2006 was a year in which killings of reporters and media staff reached historic levels with at least 155 murders, assassinations and unexplained deaths, according to the IFJ. On 23 December, the UN Security Council adopted a resolution in which it condemned intentional attacks against journalists, media professionals and associated personnel in situations of armed conflict and called upon all parties to put an end to such practices.

However, around the world, whether in war or in peace, too few states take their obligations seriously. In situations of open conflict, such as in Iraq and Afghanistan, rather than offering protection from the serious dangers journalists face, the authorities restrict their ability to report freely.

Freedom of expression is enshrined in Article 19 of the Universal Declaration of Human Rights. A free press is an essential component of freedom of expression and is equally important as a key player in the protection of all human rights. All of society pays the price when journalists are killed with impunity and censorship and fear stifle expression. These are the conditions under which abuse of power and injustice will thrive.

Conflict situations
Atwar Bahjat, al-Arabiya tv correspondent, killed while covering the bombing of Shi'ite shrine, Samarra, Iraq In Iraq, at least 64 journalists and media workers were reported killed in 2006, bringing the total to at least 139 since the March 2003 invasion of Iraq. A few were killed by US troops and Iraqi forces while covering fighting between these troops and insurgents, but the majority were killed by armed groups opposed to the government and the presence of foreign troops, or militiamen men belonging to Shi'a religious groups.

On 22 February, Atwar Bahgat, a correspondent with the TV channel al-‘Arabiya, and her colleagues Khaled Mahmoud al-Falahi and ‘Adnan Khairallah, were kidnapped. Their bodies were found the next day near Samarra. On 26 March 2006, a freelance journalist, Kamal Manahi Anbar, was killed by Iraqi forces’ fire during a clash with insurgents. The shooting took place near a Shi'a mosque in Baghdad’s Ur district.
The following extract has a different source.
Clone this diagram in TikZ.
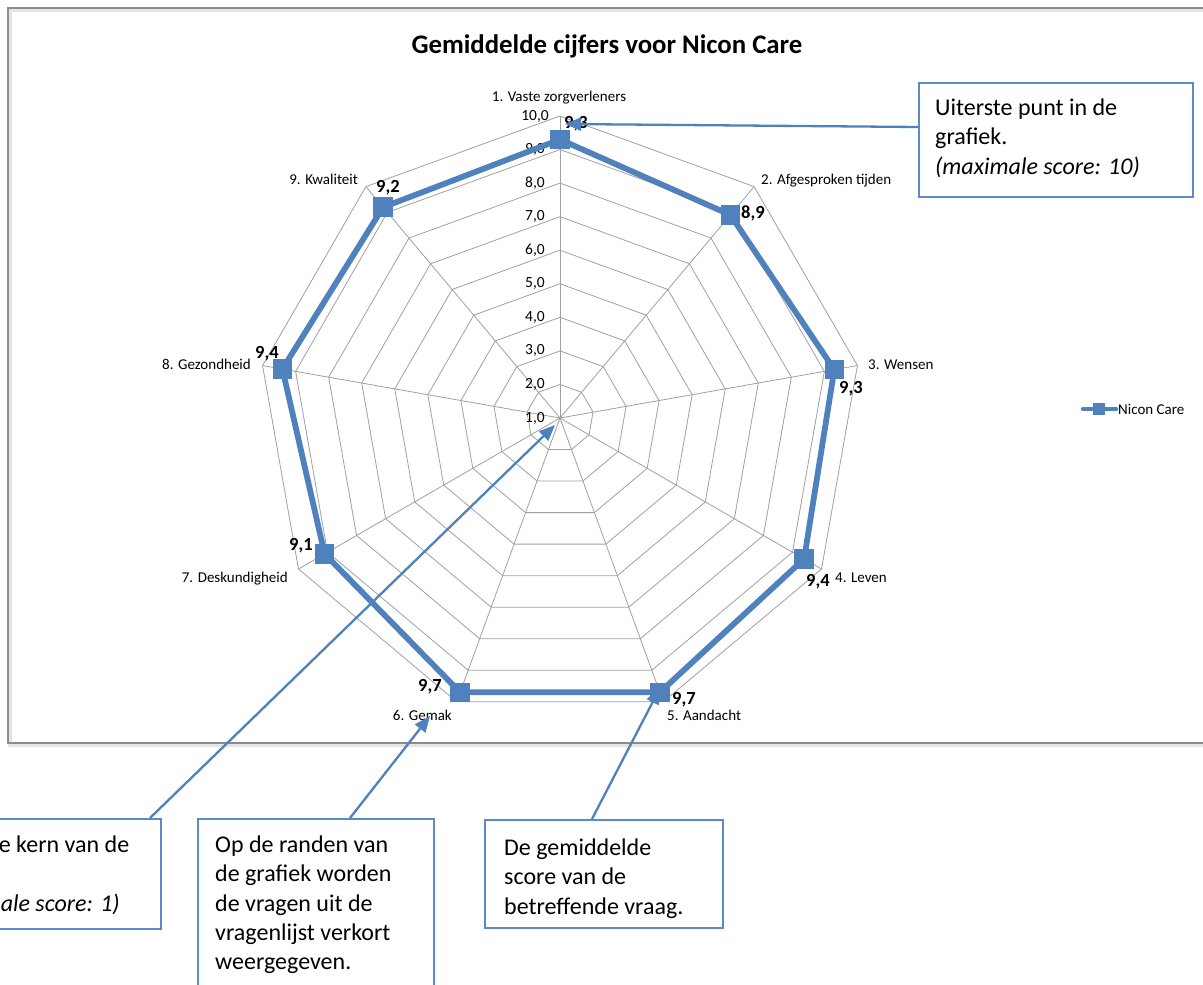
\documentclass[tikz,border=0pt]{standalone}
\usepackage{fontspec}
\setmainfont{Carlito}
\usetikzlibrary{arrows.meta,calc}
\definecolor{serie}{HTML}{4F81BD}
\definecolor{gridc}{RGB}{160,160,160}
\definecolor{boxc}{HTML}{5B8AC6}
\definecolor{framec}{RGB}{140,140,140}
\begin{document}
\begin{tikzpicture}[x=1pt,y=-1pt,
  gridl/.style={draw=gridc, line width=0.8pt, line join=miter},
  serieline/.style={draw=serie, line width=5.8pt, line join=round},
  marker/.style={fill=serie, inner sep=0pt, minimum size=19.5pt, draw=none},
  lmarker/.style={fill=serie, inner sep=0pt, minimum width=12pt, minimum height=12pt, draw=none},
  ticklab/.style={font=\fontsize{15.5}{17}\selectfont, inner sep=0pt, anchor=center},
  axlab/.style={font=\fontsize{15}{17}\selectfont, inner sep=0pt},
  datalab/.style={font=\bfseries\fontsize{18.5}{20}\selectfont, inner sep=0pt, anchor=base west},
  titlestyle/.style={font=\bfseries\fontsize{26.8}{30}\selectfont, inner sep=0pt, anchor=base},
  callbox/.style={draw=boxc, line width=1.5pt, fill=white, inner sep=0pt, anchor=north west},
  calltext/.style={font=\fontsize{24}{29.4}\selectfont, inner sep=0pt, align=left, anchor=north west},
  callarrow/.style={draw=serie, line width=2.3pt, -{Triangle[length=16pt,width=13pt]}},
  framebox/.style={draw=framec, line width=1.2pt}
]
\useasboundingbox (0,0) rectangle (1203,985);
\clip (0,0) rectangle (1203,985);

% chart frame with soft shadow
\draw[draw=black!10, line width=3.5pt] (10,10) rectangle (1216,745);
\draw[framebox] (8,8) rectangle (1215,743);

% title
\node[titlestyle] (title) at (607,53) {Gemiddelde cijfers voor Nicon Care};

% radar grid
\coordinate (O) at (560,418);
\foreach \k in {2,...,10}{
  \pgfmathsetmacro{\r}{(\k-1)*302/9}
  \draw[gridl] ({560+\r*cos(90)},{418-\r*sin(90)})
    \foreach \i in {1,...,8}{ -- ({560+\r*cos(90-40*\i)},{418-\r*sin(90-40*\i)}) } -- cycle;
}
\foreach \i in {0,...,8}{
  \coordinate (s\i) at ({560+302*cos(90-40*\i)},{418-302*sin(90-40*\i)});
  \draw[gridl] (O) -- (s\i);
}

% tick labels
\foreach \k in {1,...,10}{
  \node[ticklab] (t\k) at (535,{418-(\k-1)*302/9}) {\k,0};
}

% axis labels
\node[axlab, anchor=base] (l1) at (559,101) {1. Vaste zorgverleners};
\node[axlab, anchor=base west] (l2) at (761,184) {2. Afgesproken tijden};
\node[axlab, anchor=base west] (l3) at (868,369) {3. Wensen};
\node[axlab, anchor=base west] (l4) at (835,582) {4. Leven};
\node[axlab, anchor=base west] (l5) at (667,720) {5. Aandacht};
\node[axlab, anchor=base east] (l6) at (452,720) {6. Gemak};
\node[axlab, anchor=base east] (l7) at (288,582) {7. Deskundigheid};
\node[axlab, anchor=base east] (l8) at (251,369) {8. Gezondheid};
\node[axlab, anchor=base east] (l9) at (358,184) {9. Kwaliteit};

% series
\foreach \v [count=\i from 0] in {9.3,8.9,9.3,9.4,9.7,9.7,9.1,9.4,9.2}{
  \coordinate (p\i) at ({560+(\v-1)*302/9*cos(90-40*\i)},{418-(\v-1)*302/9*sin(90-40*\i)});
}
\draw[serieline] (p0) -- (p1) -- (p2) -- (p3) -- (p4) -- (p5) -- (p6) -- (p7) -- (p8) -- cycle;
\foreach \i in {0,...,8}{
  \node[marker] (m\i) at (p\i) {};
}

% data labels
\node[datalab] (d1) at (564,128) {9,3};
\node[datalab] (d2) at (741,218) {8,9};
\node[datalab] (d3) at (839,393) {9,3};
\node[datalab] (d4) at (806,586) {9,4};
\node[datalab] (d5) at (672,704) {9,7};
\node[datalab] (d6) at (418,691) {9,7};
\node[datalab] (d7) at (289,550) {9,1};
\node[datalab] (d8) at (255,358) {9,4};
\node[datalab] (d9) at (376,192) {9,2};

% legend
\coordinate (lga) at (1083,409);
\coordinate (lgb) at (1116,409);
\draw[draw=serie, line width=4.5pt, line cap=round] (lga) -- (lgb);
\node[lmarker] (lgm) at (1099,409) {};
\node[axlab, anchor=base west] (lgt) at (1118,414) {Nicon Care};

% callout boxes
\node[callbox, minimum width=274pt, minimum height=114pt] (b1) at (918,82) {};
\node[calltext] (c1) at ([xshift=17pt,yshift=-13pt]b1.north west)
  {\rule{0pt}{20pt}Uiterste punt in de\\grafiek.\\\textit{(maximale score: 10)}};

\node[callbox, minimum width=245pt, minimum height=110pt] (b0) at (-85,818) {};
\node[calltext] (c0) at ([xshift=17pt,yshift=-14pt]b0.north west)
  {\rule{0pt}{20pt}Dit is de kern van de\\grafiek\\\textit{(minimale score: 1)}};

\node[callbox, minimum width=236pt, minimum height=180pt] (b2) at (197,818) {};
\node[calltext] (c2) at ([xshift=18pt,yshift=-14pt]b2.north west)
  {\rule{0pt}{20pt}Op de randen van\\de grafiek worden\\de vragen uit de\\vragenlijst verkort\\weergegeven.};

\node[callbox, minimum width=238pt, minimum height=108pt] (b3) at (484,819) {};
\node[calltext] (c3) at ([xshift=20pt,yshift=-16pt]b3.north west)
  {\rule{0pt}{20pt}De gemiddelde\\score van de\\betreffende vraag.};

% callout arrows
\coordinate (a1s) at (918,127);
\coordinate (a1e) at (565,124);
\draw[callarrow] (a1s) -- (a1e);
\coordinate (a0s) at (150,818);
\coordinate (a0e) at (555,425);
\draw[callarrow] (a0s) -- (a0e);
\coordinate (a2s) at (350,818);
\coordinate (a2e) at (430,716);
\draw[callarrow] (a2s) -- (a2e);
\coordinate (a3s) at (592,819);
\coordinate (a3e) at (660,688);
\draw[callarrow] (a3s) -- (a3e);
\end{tikzpicture}
\end{document}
Iraqi forces, backed by U.S. military, were reported to have opened fire after several shots were fired from a building adjacent to the mosque. Civilians rushed for cover, among them Anbar, who was found shot several times in the face and neck.

On 12 October, masked gunmen killed 11 people and wounded two at the Baghdad office of the satellite TV channel Al-Shaâ’abiya in Zayouna district in East Baghdad.

In Afghanistan, the deteriorating security situation has made intimidation, harassment and violence an everyday reality for Afghan journalists and human rights defenders. Afghan journalist Ajmal Naqshbandi was abducted in March along with an Italian reporter, Daniele Mastrogiacomo, and their Afghan driver, Sayed Agha. While Daniele Mastrogiacomo was released in a prisoner exchange, Ajmal Naqshbandi and Sayed Agha were killed by their captors.

The government and newly established parliament have made attempts to limit reporting that would reflect badly on Afghan government and the legislature. For example, the National Security Directorate, the Afghan intelligence service, issued a decree on 18 June 2006, attempting to limit reporting about the declining security situation. The Afghan government and parliament have since late 2006 been discussing revising a media law that would seriously undermine freedom of speech and media in Afghanistan.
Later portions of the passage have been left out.